On March 29, 2016, M & P Golf filed an IPR petition against Claims 1-6 of Max Out Golf’s patent, which the PTAB instituted on September 6, 2016. The patent, however, was already the subject of a pending ex parte reexamination filed by an anonymous third-party requester on October 27, 2015 and granted on November 25, 2015. The Examiner initially rejected Claims 1-6, but ultimately allowed narrower claims upon entry of narrowing claim amendments.
During pendency of the reexamination, M & P Golf filed a motion in the IPR to stay the reexamination proceeding in view of the instituted IPR. The Board denied the motion because the Patent Owner had already amended the claims in the reexamination to be, as the Patent Owner admitted, narrower in scope than the original claims instituted in the IPR. The PTO eventually issued a reexamination certificate for the amended claims.
In light of the amendments granted in reexamination, the PTAB found that the original instituted claims no longer existed, and that any decision regarding the original instituted claims would be moot and purely advisory. Furthermore, the PTAB agreed with Patent Owner that the reexamined claims are patentably distinct from the originally instituted claims. As such, the PTAB found that Patent Owner’s reexamination amendments were an abandonment of contest and a request for adverse judgement under 37 C.F.R. § 42.73(b).

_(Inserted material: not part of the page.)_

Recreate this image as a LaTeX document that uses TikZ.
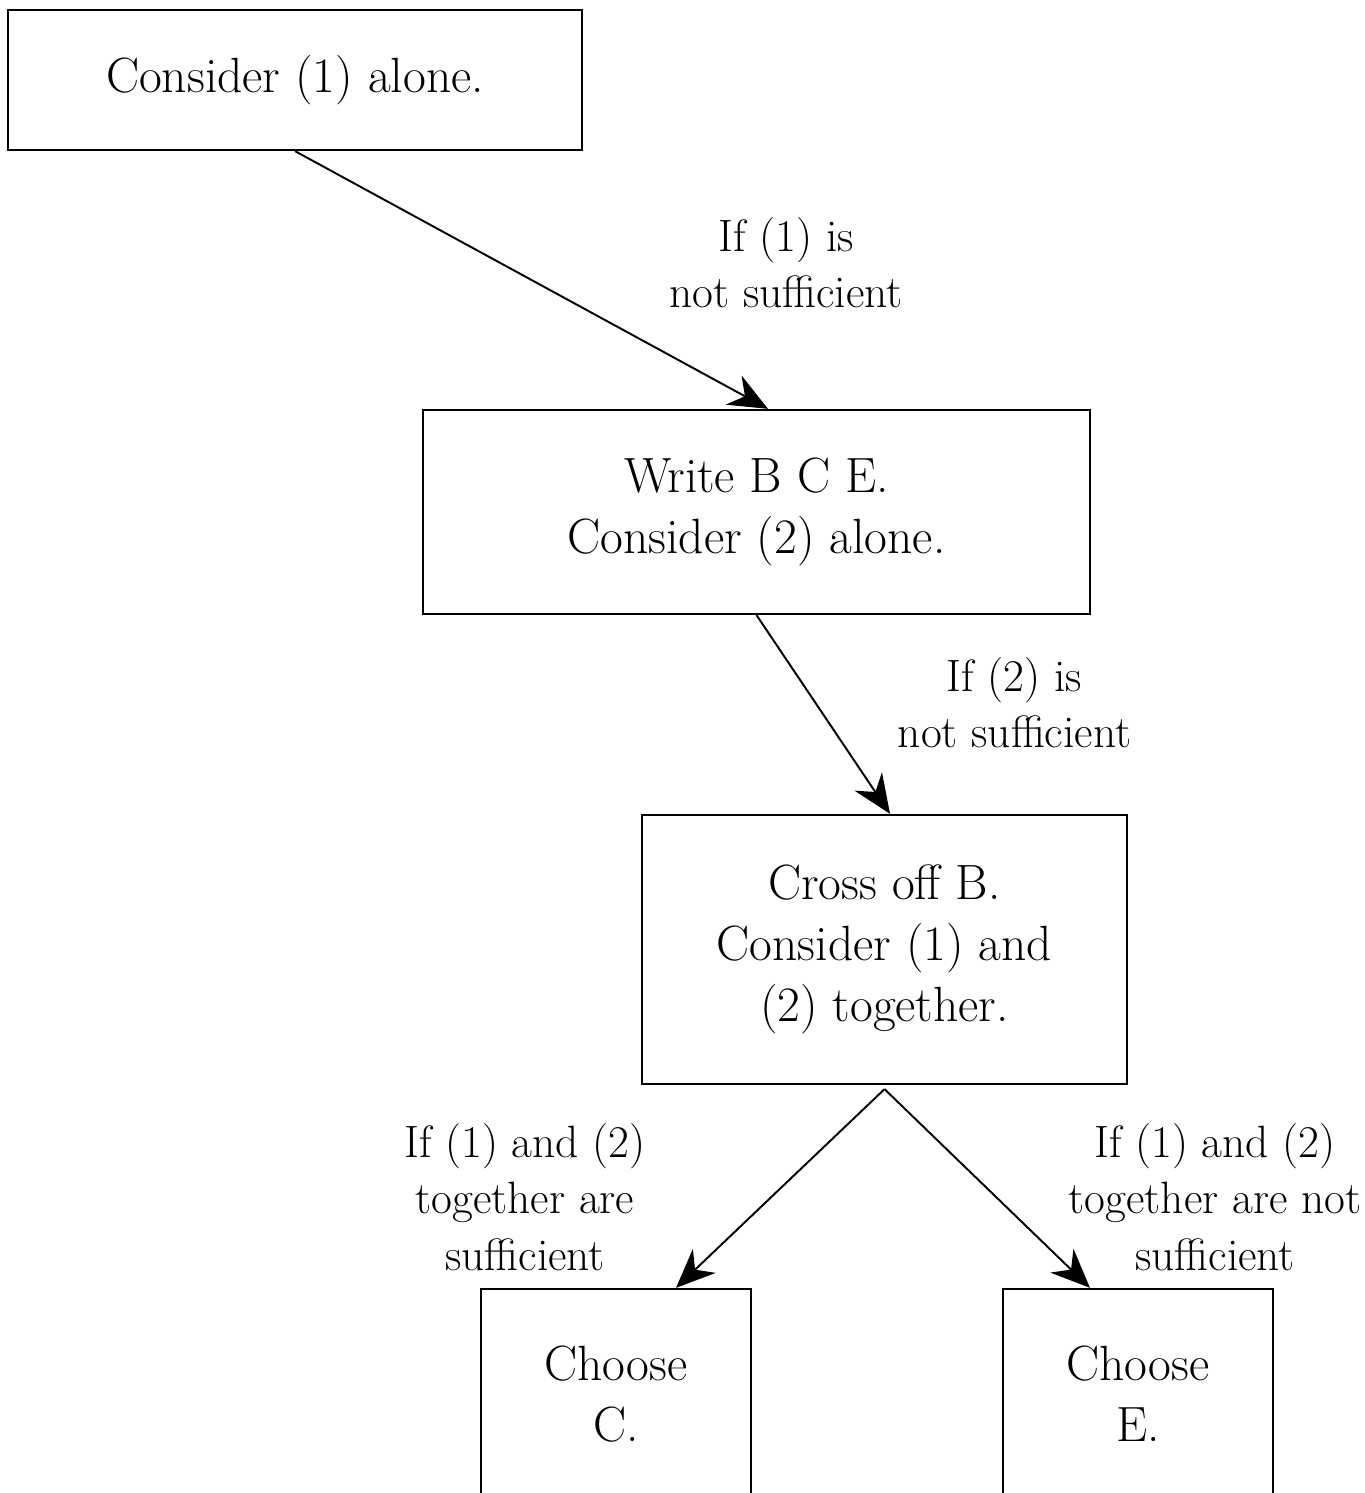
\documentclass[tikz,border=0pt]{standalone}
\usetikzlibrary{arrows.meta}
\begin{document}
\begin{tikzpicture}[
        box/.style={draw, line width=1.3pt, inner sep=0pt, align=center,
            font={\fontsize{28.2}{34.6}\selectfont}},
        cond/.style={align=center, inner sep=0pt, font={\fontsize{25.8}{32}\selectfont}},
        flow/.style={line width=1.1pt, -{Stealth[length=0.78cm, width=0.66cm]}}
    ]
        \clip (0, 0) rectangle (27.28, 29.86);
        \begin{scope}[]
        % Boxes, top to bottom
        \node (alone1) at (5.9, 28.26) [box, minimum width=11.48cm, minimum height=2.8cm] {Consider (1) alone.};
        \node (alone2) at (15.13, 19.62) [box, minimum width=13.34cm, minimum height=4.08cm] {Write B C E.\\Consider (2) alone.};
        \node (together) at (17.69, 10.87) [box, minimum width=9.7cm, minimum height=5.38cm] {Cross off B.\\Consider (1) and\\(2) together.};
        \node (choosec) at (12.32, 1.98) [box, minimum width=5.4cm, minimum height=4.2cm] {Choose\\C.};
        \node (choosee) at (22.76, 1.98) [box, minimum width=5.4cm, minimum height=4.2cm] {Choose\\E.};

        % Conditions next to the arrows
        \node (notone) at (15.72, 24.61) [cond] {If (1) is\\not sufficient};
        \node (nottwo) at (20.29, 15.81) [cond] {If (2) is\\not sufficient};
        \node (both) at (10.5, 5.92) [cond] {If (1) and (2)\\together are\\sufficient};
        \node (notboth) at (24.3, 5.92) [cond] {If (1) and (2)\\together are not\\sufficient};

        % Arrows between boxes
        \draw[flow] (alone1.south) -- ([xshift=0.23cm]alone2.north);
        \draw[flow] (alone2.south) -- ([xshift=0.11cm]together.north);
        \draw[flow] ([yshift=-0.08cm]together.south) -- ([xshift=1.2cm]choosec.north);
        \draw[flow] ([yshift=-0.08cm]together.south) -- ([xshift=-0.96cm]choosee.north);
        \end{scope}
    \end{tikzpicture}
\end{document}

This case provides a potential strategy for patent owners to amend claims and save a patent that is, or likely will become, subject to an IPR attack. Although the reexamination request was filed by a third-party in this case, Patent Owners may consider filing requests on their own patents considering that the chances of amending claims in a reexamination is much higher than in an IPR. Also, vital to the Patent Owner’s success in salvaging these claims was defeating the Petitioner’s motion to stay the reexamination so that the PTO could issue the reexamination certificate before the PTAB could reach a final written decision in the IPR on the original claims.